La pénibilité professionnelle sera prise en compte au moment de partir en retraite. Le gouvernement qui poursuit aujourd’hui ses consultations des partenaires sociaux, l’assure, c’est l’une de ses priorités, le marqueur d’une réforme des retraites « de gauche ». Les salariés exposés à des facteurs de pénibilité (travail de nuit, horaires postés, agents chimiques dangereux...) devraient donc accumuler des points dans un « compte-épargne pénibilité ». En fin de carrière, ces points leur ouvriront droit à différentes portes de sortie : une formation pour changer de métier, un temps partiel rémunéré à temps plein ou un rachat de trimestres pour partir plus tôt en retraite. Le principe est acté mais les conditions de compensation et leur financement sont encore en discussion entre les partenaires sociaux et le gouvernement. La CFDT réclame par exemple une année de réparation pour 10 ans d'exposition à l'un des 10 facteurs de pénibilité reconnus par le Code du travail.
1 aide-soignante sur 3 obligée de partir à 55 ans
« Si le gouvernement va au-delà des discours, c’est enfin une bonne nouvelle pour les professionnels de santé », se félicite Thierry Amouroux, secrétaire général du syndicat national des professionnels infirmiers (SNPI) CFE-CGC. La profession d’infirmier comme celle d’aide-soignant cumule en effet plusieurs des 10 facteurs de pénibilité au travail : le port manuel de charges avec la manutention de patients, le travail de nuit, le travail en équipes successives alternantes et l’exposition à des agents chimiques dangereux lorsqu’il s’agit par exemple d’administrer des chimiothérapies. « Dans la fonction publique hospitalière, les caisses de retraite attestent qu’une aide-soignante sur trois et une infirmière sur cinq sont obligées de partir à 55 ans avec une retraite incomplète et un taux d’invalidité reconnu, c’est une vraie injustice sociale », affirme Sylvie Brunol, infirmière et membre de la direction de la Fédération Santé-Action sociale de la CGT.

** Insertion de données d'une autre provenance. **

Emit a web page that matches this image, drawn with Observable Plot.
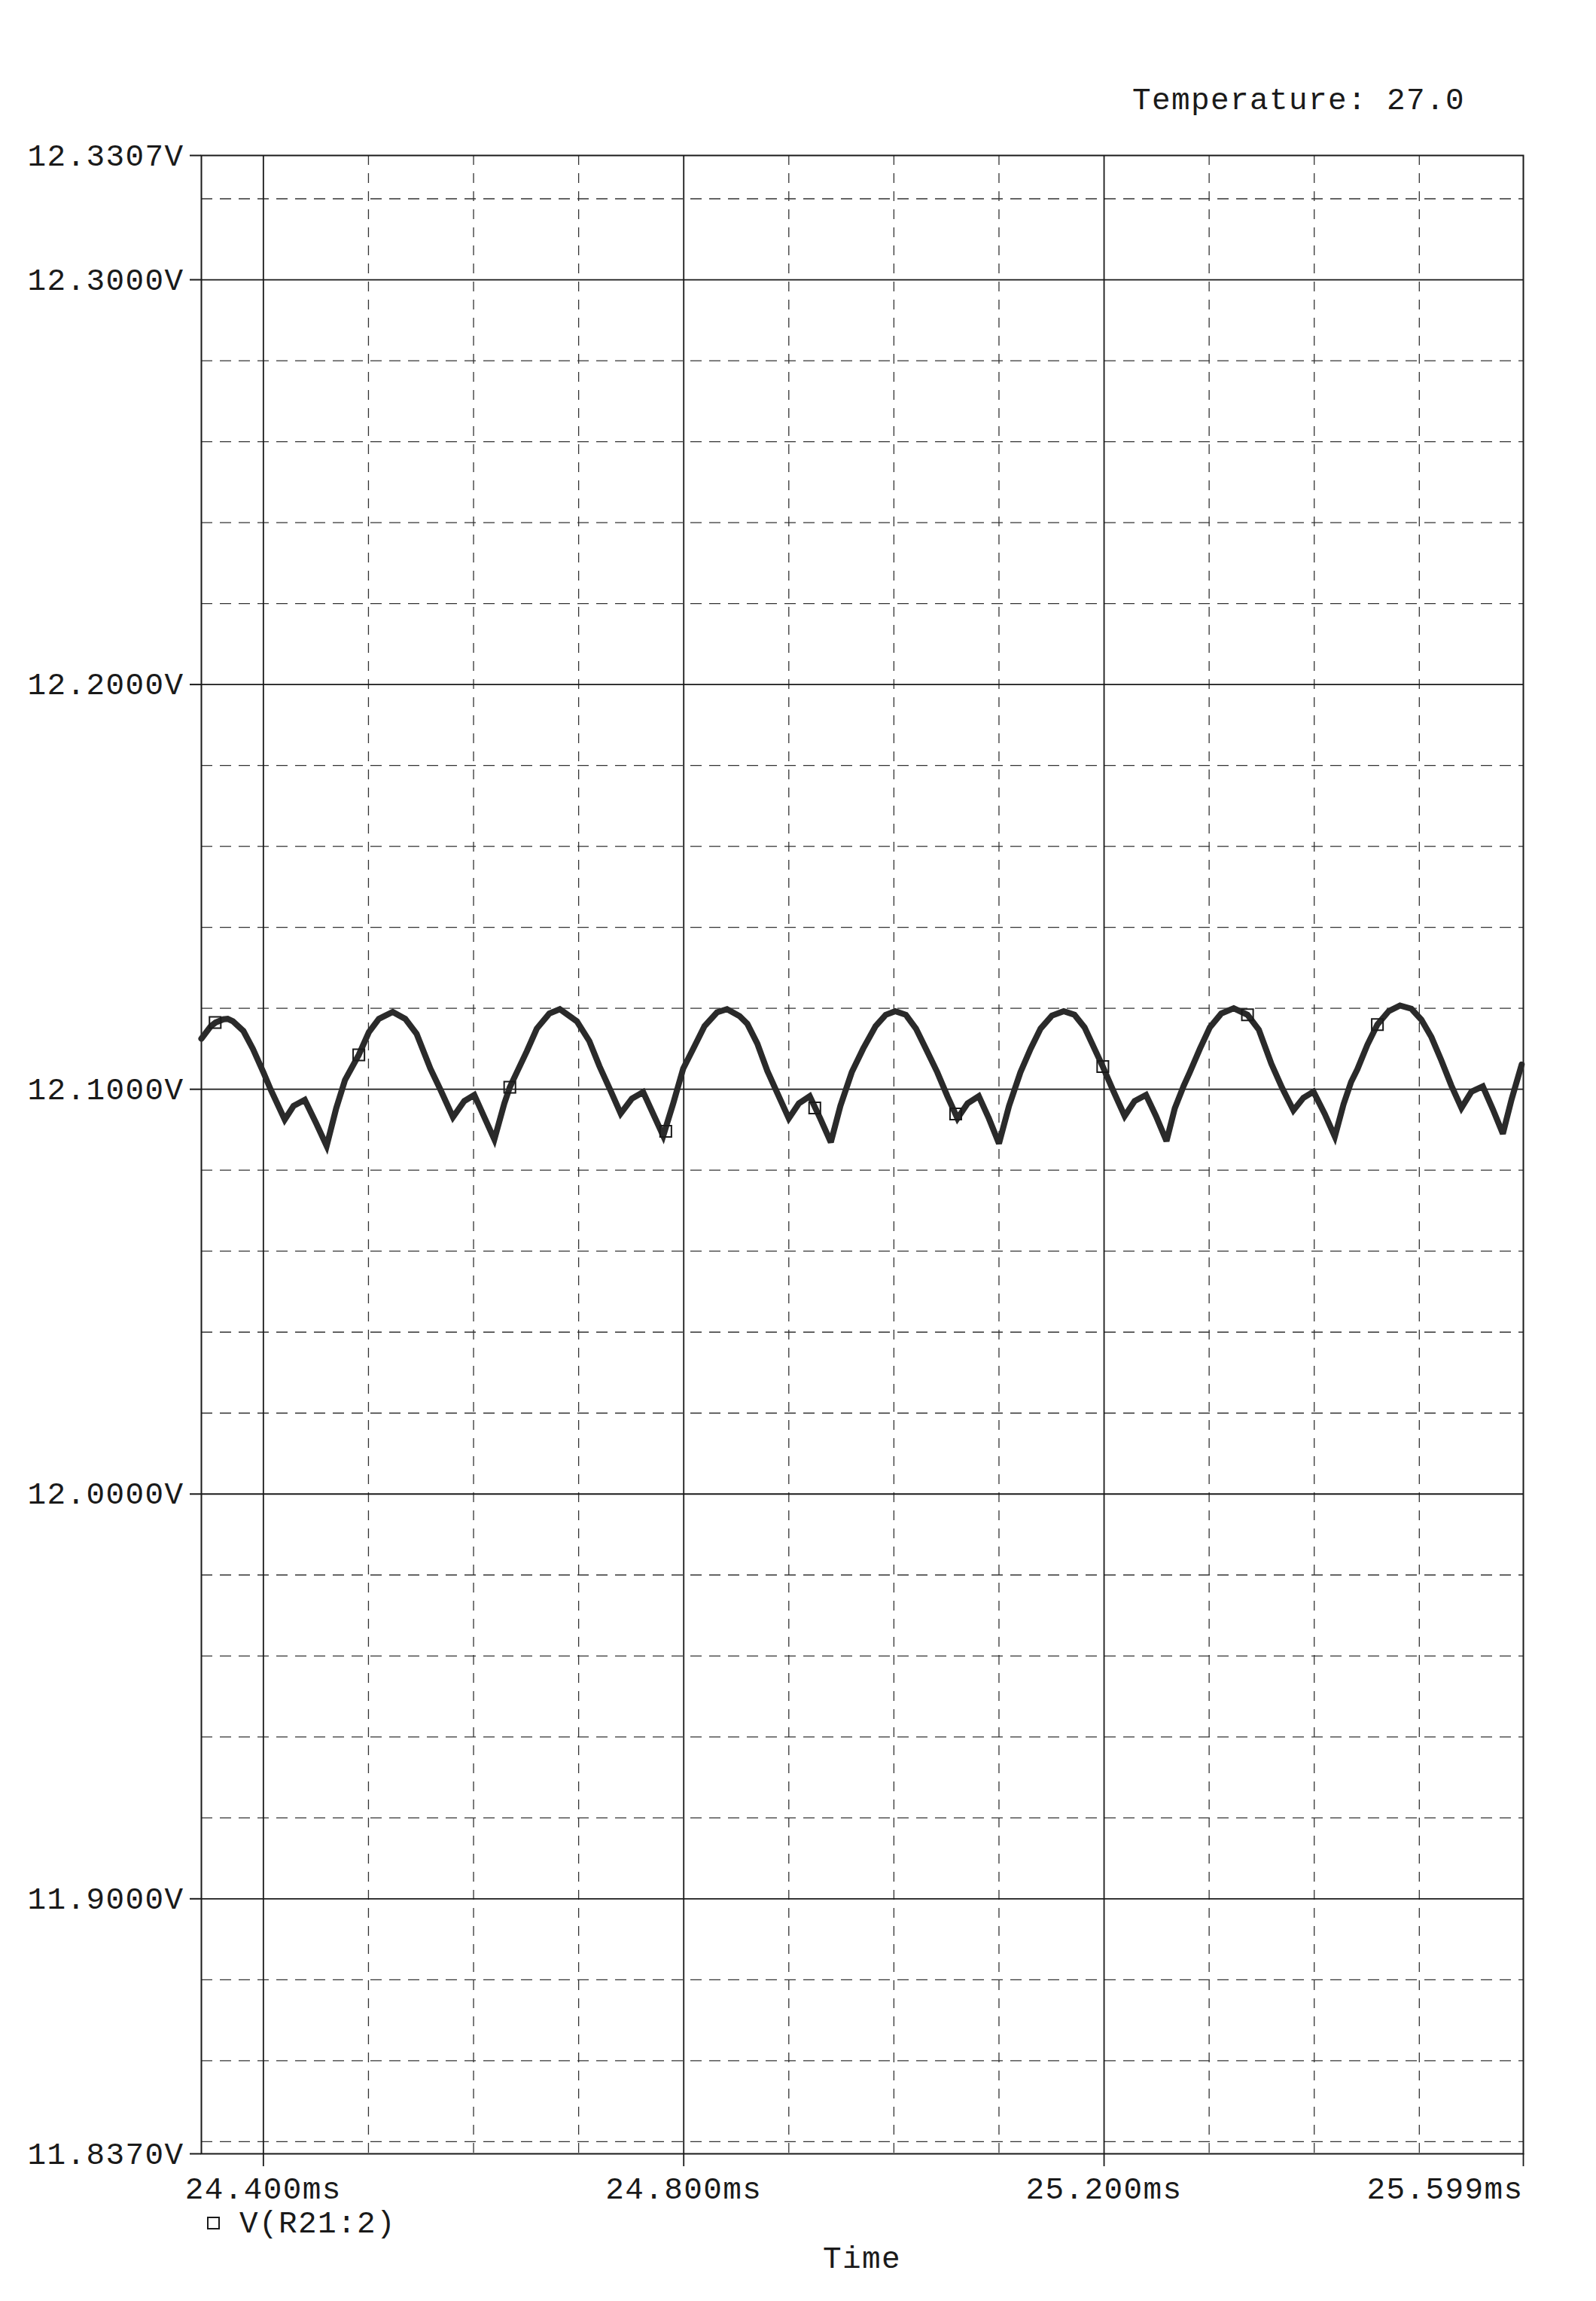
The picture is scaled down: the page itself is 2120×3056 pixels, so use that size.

Nocivité établie pour le travail nocturne
Les études scientifiques sont sans appel : travailler régulièrement de nuit n’est pas bon pour la santé. Et ce pour deux raisons : le déficit chronique de sommeil maximise le risque d’accident et la grande majorité de nos fonctions physiologiques (la température du corps, la sécrétion des hormones ou encore la relaxation des muscles) suivent un rythme circadien de 24h éminemment sensible à la lumière, ce qu’on appelle notre horloge biologique. Travailler de nuit a donc des conséquences immédiates sur la baisse de la vigilance et les troubles du sommeil mais aussi des effets à plus long terme liés à une désynchronisation de l’horloge biologique. Le risque cardiovasculaire est par exemple accru de 40% pour les travailleurs nocturnes. En juin 2012, l’étude française CECILE menée par des chercheurs de l’Inserm a ainsi montré que le risque de cancer du sein était augmenté d’environ 30% chez les femmes ayant travaillé de nuit par rapport aux autres femmes et l’augmentation était encore plus marquée lorsque le travail nocturne avait duré plus de 4 ans. Parmi les hypothèses avancées pour expliquer ce risque, l’exposition à la lumière durant la nuit supprimerait le pic de sécrétion nocturne de la mélatonine, une hormone précieuse pour ses effets anti-cancérigènes. Le Centre international de recherche sur le cancer (CIRC) a d’ailleurs classé dès 2007 le travail de nuit comme un facteur « probablement cancérogène pour l’Homme », au même titre que les rayons UV par exemple.
7 ans d'espérance de vie en moins pour les infirmières
« Nous savons très bien que le facteur de pénibilité travail de nuit n’est pas évitable dans le secteur de la santé. La question ne peut pas être réglée par la prévention, personne n’envisage de laisser les malades seuls la nuit. Il faut donc compenser par des départs anticipés à 55 ans », réclame Sylvie Brunol pour la CGT. « Ce ne serait que justice quand on sait qu’à l’âge de la retraite, une infirmière a en moyenne 7 ans d’espérance de vie en moins par rapport à la moyenne des femmes françaises », confirme Thierry Amouroux pour le syndicat national des professionnels infirmiers. Certaines professions non soignantes des hôpitaux pourraient aussi être concernées : les techniciens de laboratoires biologiques et les personnels administratifs des urgences travaillent eux-aussi au rythme 24h/24.
Au total, un retraité sur 4 pourrait avoir recours à ce mécanisme compensatoire. Ce qui représenterait un coût de 2 milliards d’euros par an. Pour le financer, le gouvernement envisage de faire payer les entreprises, notamment celles qui font travailler leurs salariés dans des conditions pénibles, via des sur-cotisations patronales.